Обычно на его прохождение требуется несколько минут, но эта мышь в считаные секунды нашла центр и принялась дергать за рычажок. Я был сильно заинтригован. В этот момент вошел Финчер. Я знал, что он улетает на семинар в Россию. Его поведение показалось мне странным.

109

В зияющей дыре трепетал мозг, пульсировали вены.

– Все хорошо, доктор Финчер?

– Разве что голова побаливает… – попробовал пошутить французский нейропсихиатр.

– Ольга?

Медсестра измерила ему пульс, проверила контрольные приборы. Все как будто работало штатно.

Невыносимая дергающая боль. Как больно. Можно пожаловаться, что мне больно? Что это изменит? Не воскликнут же они: «Раз так, на сегодня все, продолжим завтра».

Расширители подкрутили, отверстие в голове значительно раздалось. Слева от него выросла уже целая горка окровавленных тампонов, медсестра не выпускала его правую руку.
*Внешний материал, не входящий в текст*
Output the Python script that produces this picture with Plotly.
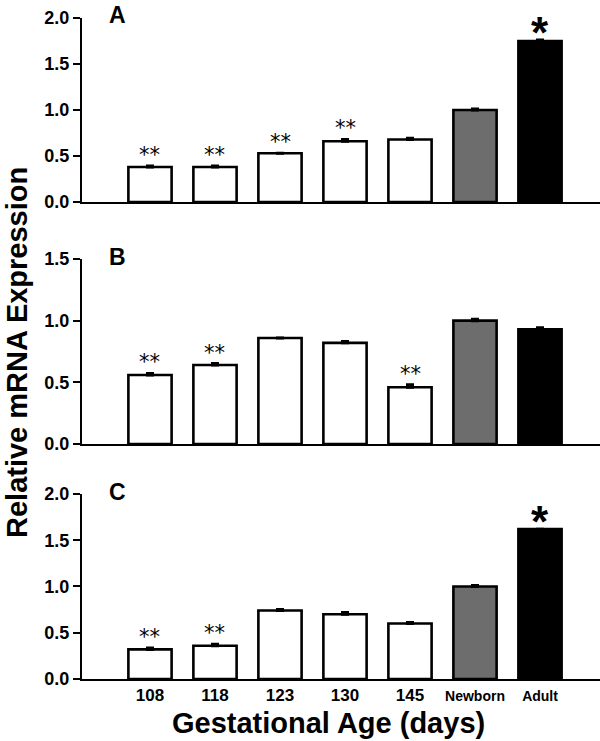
import plotly.graph_objects as go

categories = ["108", "118", "123", "130", "145", "Newborn", "Adult"]
tick_text = ["108", "118", "123", "130", "145",
             "<span style='font-size:14px'>Newborn</span>",
             "<span style='font-size:14px'>Adult</span>"]

panel_a = [0.38, 0.38, 0.53, 0.66, 0.68, 1.00, 1.75]
panel_a_err = [0.012, 0.012, 0.0, 0.02, 0.012, 0.012, 0.012]
panel_a_marks = ["**", "**", "**", "**", "", "", "*"]

panel_b = [0.56, 0.64, 0.86, 0.82, 0.46, 1.00, 0.93]
panel_b_err = [0.012, 0.012, 0.0, 0.012, 0.02, 0.012, 0.012]
panel_b_marks = ["**", "**", "", "", "**", "", ""]

panel_c = [0.32, 0.36, 0.74, 0.70, 0.60, 1.00, 1.62]
panel_c_err = [0.015, 0.015, 0.012, 0.02, 0.012, 0.012, 0.0]
panel_c_marks = ["**", "**", "", "", "", "", "*"]

panel_labels = ["A", "B", "C"]
y_max = [2.0, 1.5, 2.0]

fills = ["white", "white", "white", "white", "white", "#6d6d6d", "black"]

FONT = "Liberation Sans, Arial, Helvetica, sans-serif"
xpos = list(range(1, len(categories) + 1))
xrange_ = [-0.046, 7.923]

panels = [(panel_a, panel_a_err, panel_a_marks),
          (panel_b, panel_b_err, panel_b_marks),
          (panel_c, panel_c_err, panel_c_marks)]
domains = [[0.7216, 1.0], [0.3555, 0.6354], [0.0, 0.2799]]
letter_y = [1.0045, 0.6384, 0.2829]

fig = go.Figure()
annotations = []
for i, (vals, errs, marks) in enumerate(panels):
    n = "" if i == 0 else str(i + 1)
    fig.add_trace(go.Bar(
        x=xpos, y=vals, width=0.665,
        marker=dict(color=fills, line=dict(color="black", width=2.6)),
        error_y=dict(type="data", array=errs, visible=True, color="black",
                     thickness=3, width=4, symmetric=False, arrayminus=[0] * 7),
        xaxis="x" + n, yaxis="y" + n, showlegend=False,
    ))
    for xv, v, e, m in zip(xpos, vals, errs, marks):
        if not m:
            continue
        if m == "*":
            annotations.append(dict(x=xv, y=v + e, xref="x" + n, yref="y" + n,
                                    text="<b>*</b>", showarrow=False, yanchor="bottom",
                                    yshift=-19, font=dict(family=FONT, size=44, color="black")))
        else:
            annotations.append(dict(x=xv, y=v + e, xref="x" + n, yref="y" + n,
                                    text="**", showarrow=False, yanchor="bottom",
                                    yshift=-3, font=dict(family="DejaVu Sans", size=21, color="black")))
    annotations.append(dict(x=0.0676, y=letter_y[i], xref="paper", yref="paper",
                            text="<b>%s</b>" % panel_labels[i], showarrow=False,
                            yanchor="middle", xanchor="center",
                            font=dict(family=FONT, size=23, color="black")))

    fig.layout["xaxis" + n] = dict(
        range=xrange_, anchor="y" + n, showline=True, linecolor="black", linewidth=2,
        showgrid=False, zeroline=False, ticks="",
        tickvals=xpos, ticktext=tick_text if i == 2 else [""] * 7,
        showticklabels=(i == 2),
        tickfont=dict(family=FONT, size=17, color="black", weight="bold"),
    )
    fig.layout["yaxis" + n] = dict(
        range=[0, y_max[i]], domain=domains[i], anchor="x" + n,
        showline=True, linecolor="black", linewidth=2, showgrid=False, zeroline=False,
        ticks="outside", ticklen=7, tickwidth=2, tickcolor="black",
        tickvals=[v * 0.5 for v in range(int(y_max[i] / 0.5) + 1)], tickformat=".1f",
        tickfont=dict(family=FONT, size=18, color="black", weight="bold"),
    )

annotations.append(dict(x=-0.1255, y=0.4947, xref="paper", yref="paper",
                        text="<b>Relative mRNA Expression</b>", textangle=-90,
                        showarrow=False, xanchor="center", yanchor="middle",
                        font=dict(family=FONT, size=29, color="black")))
annotations.append(dict(x=0.475, y=-0.066, xref="paper", yref="paper",
                        text="<b>Gestational Age (days)</b>",
                        showarrow=False, xanchor="center", yanchor="middle",
                        font=dict(family=FONT, size=29, color="black")))

fig.update_layout(
    width=600, height=741,
    margin=dict(l=82, r=0, t=18, b=62),
    paper_bgcolor="white", plot_bgcolor="white",
    annotations=annotations, bargap=0.3,
)

fig.write_html("out.html", config={"displayModeBar": False},
               post_script="document.body.style.margin='0px';document.body.style.overflow='hidden';")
Доктор Черниенко вооружилась длинным стальным стержнем, которому надлежало послужить зондом. Но вместо двух трубок, подающих ацетон, она приладила на его кончик маленькое приспособление, привезенное самим французским пациентом.

После этого она потребовала рентгеновский снимок мозга Финчера, и помощница отправилась за ним. Вернувшись через несколько минут, она дала понять жестикуляцией, что снимок не найден, хотя она всюду его искала. Последовал обмен сухими репликами по-русски на тему неразберихи в больницах, укомплектованных одними безрукими и блатными. Затем доктор Черниенко, сообразив, что не дело пререкаться на чужом для оперируемого языке, тем более что тот в сознании, прибегла к импровизации. Об отмене операции на открытом мозге не могло быть речи… Пришлось заменить знание памятью. Где нужная зона? Она как будто помнила ее точную локализацию.
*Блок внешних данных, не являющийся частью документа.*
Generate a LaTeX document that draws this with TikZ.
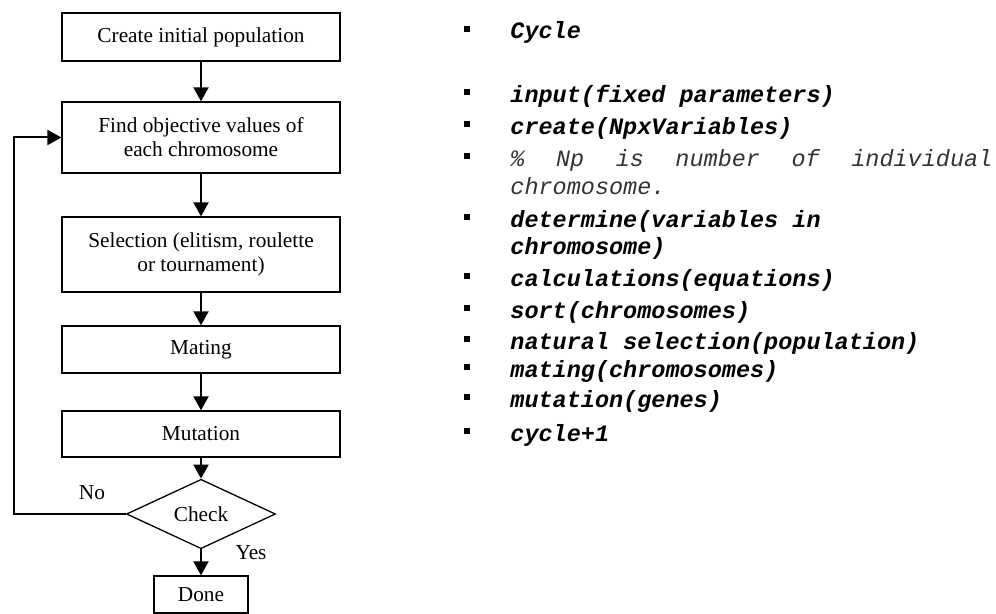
\documentclass[tikz,border=0pt]{standalone}
\usepackage{fontspec}
\setmainfont{Liberation Serif}
\setmonofont{Liberation Mono}
\usepackage{tikz}
\usetikzlibrary{shapes.geometric,arrows.meta}

\begin{document}
\begin{tikzpicture}[x=0.5pt,y=-0.5pt,
    arr/.style={-{Triangle[length=7pt,width=7.5pt]},line width=1pt},
    bul/.style={fill,inner sep=0pt,minimum size=3.4pt},
    lbl/.style={font=\fontsize{10.65}{12}\selectfont}]
\useasboundingbox (0,0) rectangle (996,614);

% flow chart
\begin{scope}[every node/.style={rectangle,draw,line width=0.65pt,align=center,
    minimum width=139pt,font=\fontsize{10.65}{12}\selectfont}]
    \node[minimum height=24pt] (init) at (201,37){Create initial population};
    \node[minimum height=35.5pt] (fov) at (201,137.5){Find objective values of\\each chromosome};
    \node[minimum height=37.5pt] (sel) at (201,254.5){Selection (elitism, roulette\\or tournament)};
    \node[minimum height=23.5pt] (mat) at (201,349.5){Mating};
    \node[minimum height=23pt] (mut) at (201,434){Mutation};
    \node[diamond,minimum width=74.5pt,minimum height=28.5pt,inner sep=0pt] (chk) at (201,514){Check};
    \node[minimum width=47pt,minimum height=18.5pt] (done) at (201,594.5){Done};
\end{scope}

    \draw[arr] (init) -- (fov);
    \draw[arr] (fov) -- (sel);
    \draw[arr] (sel) -- (mat);
    \draw[arr] (mat) -- (mut);
    \draw[arr] (mut) -- (chk);
    \draw[arr] (chk) -- (done);

    \coordinate (back) at (14,514);
    \draw[arr] (chk.west) -- (back) |- (fov.west);

    \node[lbl] (no) at (92,493){No};
    \node[lbl] (yes) at (251,553){Yes};

% pseudo code
\begin{scope}[every node/.style={bul}]
    \node (b1) at (467,29){};
    \node (b2) at (467,92){};
    \node (b3) at (467,124){};
    \node (b4) at (467,156){};
    \node (b5) at (467,217){};
    \node (b6) at (467,276){};
    \node (b7) at (467,308){};
    \node (b8) at (467,339){};
    \node (b9) at (467,367){};
    \node (b10) at (467,397){};
    \node (b11) at (467,431){};
\end{scope}

\begin{scope}[every node/.style={anchor=base west,inner sep=0pt,
    font=\fontsize{11.75}{13.5}\selectfont\ttfamily\bfseries\itshape}]
    \node (t1) at (510,39){Cycle};
    \node (t2) at (510,103){input(fixed parameters)};
    \node (t3) at (510,135){create(NpxVariables)};
    \node[font=\fontsize{11.75}{13.5}\selectfont\ttfamily\itshape,text=black!80] (t4) at (510,167)
        {\makebox[241pt][l]{\%\hfill Np\hfill is\hfill number\hfill of\hfill individual}};
    \node[font=\fontsize{11.75}{13.5}\selectfont\ttfamily\itshape,text=black!80] (t4b) at (510,195){chromosome.};
    \node (t5) at (510,228){determine(variables in};
    \node (t5b) at (510,255){chromosome)};
    \node (t6) at (510,287){calculations(equations)};
    \node (t7) at (510,319){sort(chromosomes)};
    \node (t8) at (510,350){natural selection(population)};
    \node (t9) at (510,378){mating(chromosomes)};
    \node (t10) at (510,408){mutation(genes)};
    \node (t11) at (510,442){cycle+1};
\end{scope}

\end{tikzpicture}
\end{document}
Она медленно ввела зонд. Сначала она прошла мозговые оболочки – три слоя мембранозных тканей, защищающих сам мозг. Затем рассекла толстую твердую оболочку, преодолела паутинную оболочку, названную так за тонкость, как у паучьей паутины. Между двумя перепонками этого слоя содержалось 150 кубических сантиметров спинномозговой жидкости.

Немного этой жидкости попало Сэмюэлу Финчеру на лоб. Сначала он понадеялся, что эта теплая вода – пот, но нет, он узнал ее по запаху. Он знал, что при помощи нее мозг нейтрализует действие силы тяжести, она же смягчает удары.

Человеческий мозг погружен в защитную жидкость. Наша внутренняя планета окружена собственным морем.

Медсестра поспешно вытерла ему лоб.

– Спасибо, – сказал он по-русски. Других слов он не знал.

В конце концов, «спасибо» – самое полезное слово на всех языках.

Хирург продолжила погружение и добралась до самой глубокой, самой рыхлой оболочки – «мягкой». Зонд вошел в поверхность мозга уже на два миллиметра и достиг серого вещества коры.

– Все хорошо?

Он сумел произнести:

– Пока что да.

Доктор преодолела еще несколько сантиметров, прошла розовое вещество и достигла белого, соединяющего полушария. У Финчера было такое ощущение, как будто в нефтяную скважину вонзили бур.

Думать о другом. Если Земля – живое мыслящее существо, Гея, как считали древние греки, то, наверное, всякий раз, когда дырявят ее кожу, чтобы высасывать нефть, ее кровь, она испытывает это самое чувство… Мы, люди, – вампиры, сосущие кровь Земли, чтобы заливать ее в баки наших машин.